I think, especially for the case of Clang, the question is if there is
a separate minimum system libstdc++ or (for some other deployment
platform) libc++ level that should be identified as part of the
proposal (i.e., don’t just talk about compiler versions).

Right now, the list of features listed in the RFC thread does not
include any library features. So no motivation has been presented to
justify moving the minimum system libstdc++ or libc++ level up.

That’s exactly it! The question is be about the requirement on deployment dependency on an older libstdc++, this is exactly what was the pain point last time.

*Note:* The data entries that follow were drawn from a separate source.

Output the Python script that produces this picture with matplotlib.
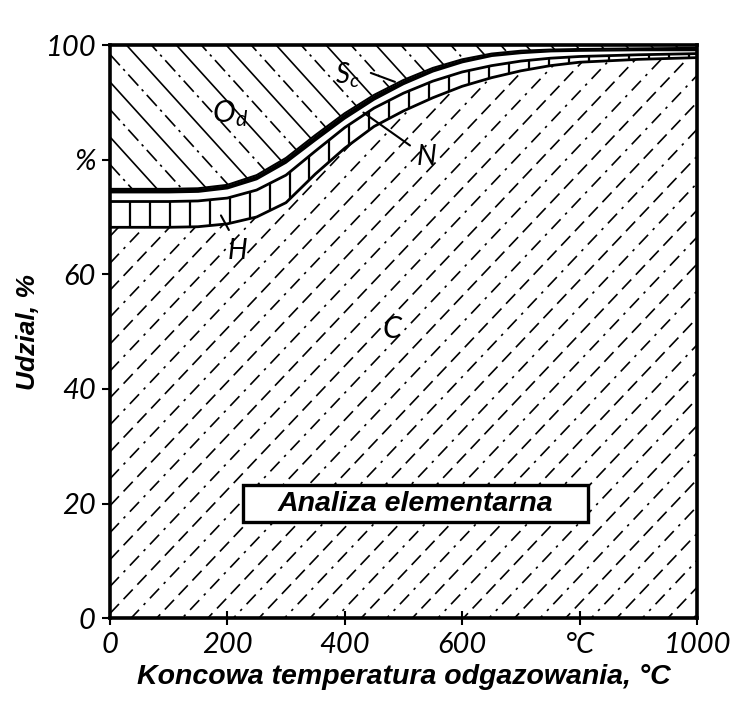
import numpy as np
import matplotlib
matplotlib.use("Agg")
import matplotlib.pyplot as plt
from matplotlib.patches import Polygon, Rectangle

# ---------------- data ----------------
temperature = [0, 50, 100, 150, 200, 250, 300, 350, 400, 450, 500, 550, 600, 650, 700, 750, 800, 900, 1000]
share_C = [68.2, 68.2, 68.2, 68.3, 68.8, 70.0, 72.5, 77.5, 82.0, 85.8, 88.5, 90.8, 92.8, 94.3, 95.5, 96.4, 97.0, 97.5, 97.8]
share_H = [4.5, 4.5, 4.5, 4.5, 4.5, 4.7, 4.8, 4.0, 3.6, 3.2, 3.1, 2.9, 2.5, 2.1, 1.7, 1.3, 1.0, 0.8, 0.7]
share_N = [1.5, 1.5, 1.5, 1.5, 1.6, 1.8, 2.1, 1.8, 1.5, 1.4, 1.5, 1.6, 1.6, 1.6, 1.3, 1.1, 0.9, 0.7, 0.5]
share_S = [0.7, 0.7, 0.7, 0.7, 0.7, 0.8, 0.9, 1.0, 1.0, 0.9, 0.8, 0.7, 0.6, 0.5, 0.5, 0.4, 0.4, 0.4, 0.5]
# O_d is the remainder up to 100 %

x_ticks = [0, 200, 400, 600, 800, 1000]
x_ticklabels = ["0", "200", "400", "600", "°C", "1000"]
y_ticks = [0, 20, 40, 60, 80, 100]
y_ticklabels = ["0", "20", "40", "60", "%", "100"]

# ---------------- derived boundaries ----------------
T = np.array(temperature, float)
c_top = np.array(share_C)
h_top = c_top + np.array(share_H)
n_top = h_top + np.array(share_N)
s_top = n_top + np.array(share_S)
top = np.full_like(T, 100.0)

fig = plt.figure(figsize=(7.52, 7.09), dpi=100)
ax = fig.add_axes([0.146, 0.128, 0.781, 0.8085])
ax.set_xlim(0, 1000)
ax.set_ylim(0, 100)


def band_polygon(lower, upper):
    pts = np.vstack([np.column_stack([T, lower]), np.column_stack([T[::-1], upper[::-1]])])
    p = Polygon(pts, closed=True, facecolor="white", edgecolor="none", transform=ax.transData)
    ax.add_patch(p)
    return p


def hatch(poly, slope, spacing, styles, lw=1.1):
    # decorative hatch lines in axes fraction, clipped to the band
    offs = np.arange(-3, 3, spacing)
    xs = np.array([0.0, 1.0])
    for i, b in enumerate(offs):
        ln, = ax.plot(xs, slope * xs + b, transform=ax.transAxes, color="black",
                      lw=lw, linestyle=styles[i % len(styles)], zorder=2)
        ln.set_clip_path(poly)


pC = band_polygon(np.zeros_like(T), c_top)
pH = band_polygon(c_top, h_top)
pN = band_polygon(h_top, n_top)
pO = band_polygon(s_top, top)
ax.fill_between(T, n_top, s_top, color="black", lw=0, zorder=3)

hatch(pC, 1.08, 0.047, [(0, (8, 4)), (0, (8, 4, 1.5, 4))], lw=1.2)
hatch(pO, -1.13, 0.048, ["-", (0, (9, 3, 1.5, 3))], lw=1.2)
# vertical lines of the H band
for xv in np.arange(0.0, 1.0, 0.034):
    ln, = ax.plot([xv, xv], [0, 1], transform=ax.transAxes, color="black", lw=1.6, zorder=2)
    ln.set_clip_path(pH)

ax.plot(T, c_top, color="black", lw=2.0, zorder=4)
ax.plot(T, h_top, color="black", lw=2.0, zorder=4)
ax.plot(T, s_top, color="black", lw=1.5, zorder=4)

for s in ax.spines.values():
    s.set_linewidth(2.6)
    s.set_zorder(5)

tick_font = dict(family=["Lato", "DejaVu Sans"], size=21, weight="normal", style="italic")
ax.set_xticks(x_ticks)
ax.set_xticklabels(x_ticklabels, **tick_font)
ax.set_yticks(y_ticks)
ax.set_yticklabels(y_ticklabels, **tick_font)
ax.tick_params(axis="x", direction="inout", length=10, width=1.5, pad=5)
ax.tick_params(axis="y", direction="out", length=6, width=1.5, pad=4)

ax.set_xlabel("Koncowa temperatura odgazowania, °C", labelpad=4,
              family=["Liberation Sans", "DejaVu Sans"], size=20.5, weight="bold", style="italic")
ax.set_ylabel("Udzial, %", family=["Liberation Sans", "DejaVu Sans"], size=19,
              weight="bold", style="italic")
ax.yaxis.set_label_coords(-0.118, 0.50)

hand = dict(family=["Lato", "DejaVu Sans"], weight="normal", style="italic", color="black", zorder=6)
ax.text(205, 88, r"$\mathregular{O_d}$", fontsize=22, ha="center", va="center", **hand)
ax.text(405, 94.8, r"$\mathregular{S_c}$", fontsize=20, ha="center", va="center", **hand)
ax.text(540, 80.5, "N", fontsize=20, ha="center", va="center", **hand)
ax.text(218, 64.0, "H", fontsize=20, ha="center", va="center", **hand)
ax.text(480, 50.5, "C", fontsize=22, ha="center", va="center", **hand)

ax.annotate("", xy=(490, 93.4), xytext=(440, 95.3),
            arrowprops=dict(arrowstyle="-", color="black", lw=1.5), zorder=6)
ax.annotate("", xy=(428, 88.5), xytext=(515, 82.2),
            arrowprops=dict(arrowstyle="-", color="black", lw=1.5), zorder=6)
ax.annotate("", xy=(187, 70.7), xytext=(205, 67.3),
            arrowprops=dict(arrowstyle="-", color="black", lw=1.5), zorder=6)

# label box
ax.add_patch(Rectangle((227, 16.8), 587, 6.4, facecolor="white", edgecolor="black",
                       lw=2.4, zorder=7))
ax.text(520, 20, "Analiza elementarna", fontsize=20.5, ha="center", va="center",
        family=["Liberation Sans", "DejaVu Sans"], weight="bold", style="italic", zorder=8)

fig.savefig("out.png", dpi=100)
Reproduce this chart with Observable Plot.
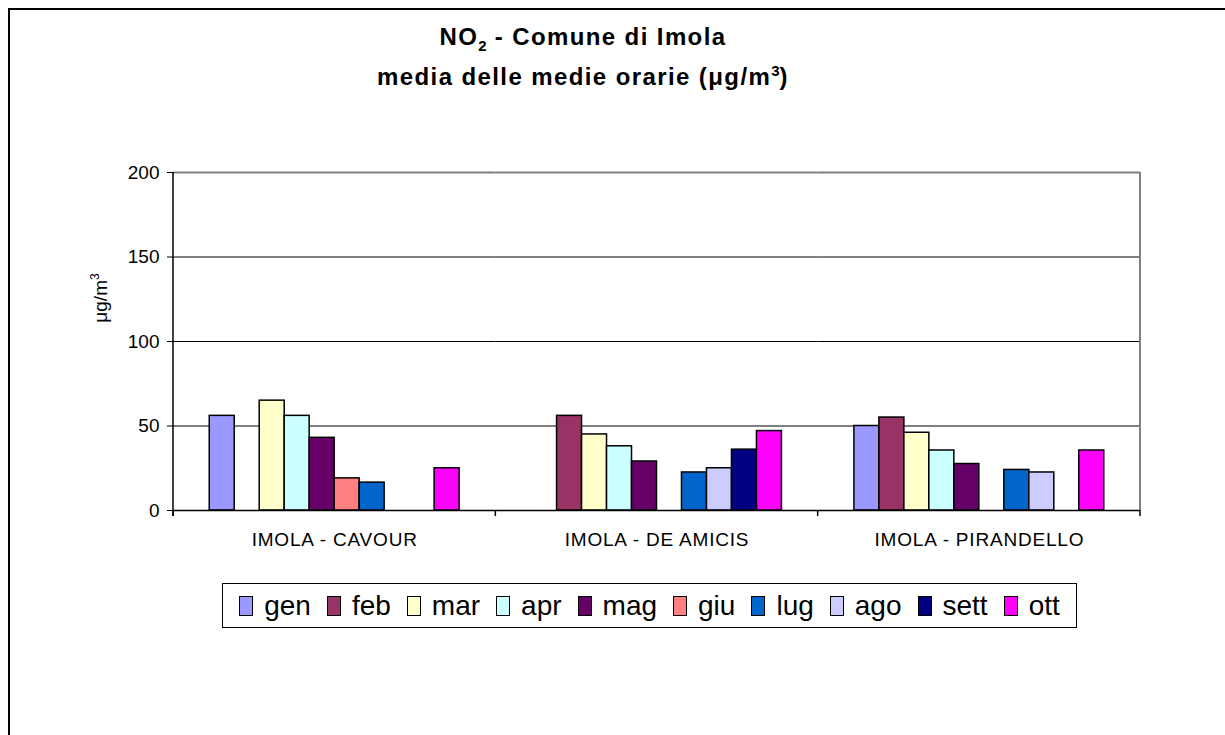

The problem is not as simple: the program can’t be just int main() {} ; it’ll be a question of each individual library features you intend to use that isn’t header only, as you mentioned with the filesystem header. The -static-libstdc++ is just a workaround, and is overly limited for any library usage where LLVM is integrated in another library project (for example: we ship a pip package that included LLVM in a .so with a c++ API, it’s not clear to me how to deploy this with a statically linked libstdc++ with respect to other packages using it).

So I have been thinking about how we move forward from here and I see a few different alternatives:

1. We push ahead and don’t take any of the libstdc++ compatibility into consideration. We have several things in the policy that advocate for this stance. The distribution we are talking about is 6 years old, much older than the roughly 3 years stated in the policy. The other part is that this seems mostly to be a downstream LLVM kind of problem, where the policy is “try to not screw them over, but don’t hold back because of it”. This approach doesn’t require any changes to the policy as it is right now.
2. Hold back of this bump in requirement for another year, and at that point we go ahead because we think it fits better timeline wise. We could even start warning and say that support for older compilers and runtimes will be removed in 2023. Update the policy to allow for a one year window of warnings instead of one release (3-4 months).
3. Bump the build requirements to what we discussed above, but institute a new rule that we can’t use features of C++17 that are not available in older versions of libstdc++. This means that we can build with newer headers and use a lot of the features that we are looking forward to use and all the compiler only features. But we hold back on breaking the binary compatibility for now (maybe a year or two?). This can be tricky, not sure how well libstdc++ guarantees this compatibility and we need to make sure that we identify the new features we won’t be able to use. We probably also need a buildbot that build in this configuration (new headers old library) to make sure we don’t break this rule. The policy should be updated to take this into account.
4. Stay on GCC 5 forever (j/k no one is advocating for this).

My personal preference and looking at the current feedback in this thread I think we are leaning towards option number 1 here.

I also believe downstream vendors (like tensorflow) can work with soft errors and pinned versions of LLVM during a shorter term in order to push their users and communities to adjust. I totally understand that pain and complications that will bring, but at the same time, we need to be able to move forward and I think we can all agree that we are not doing this willy-nilly but have consider all the alternatives.

That said - I really would like to hear other voices here and especially what people think about option 3 here, is that a practical way forward? I like that option much better than any of the others. Also am I missing an alternative? Is there some better middle-ground we can walk here?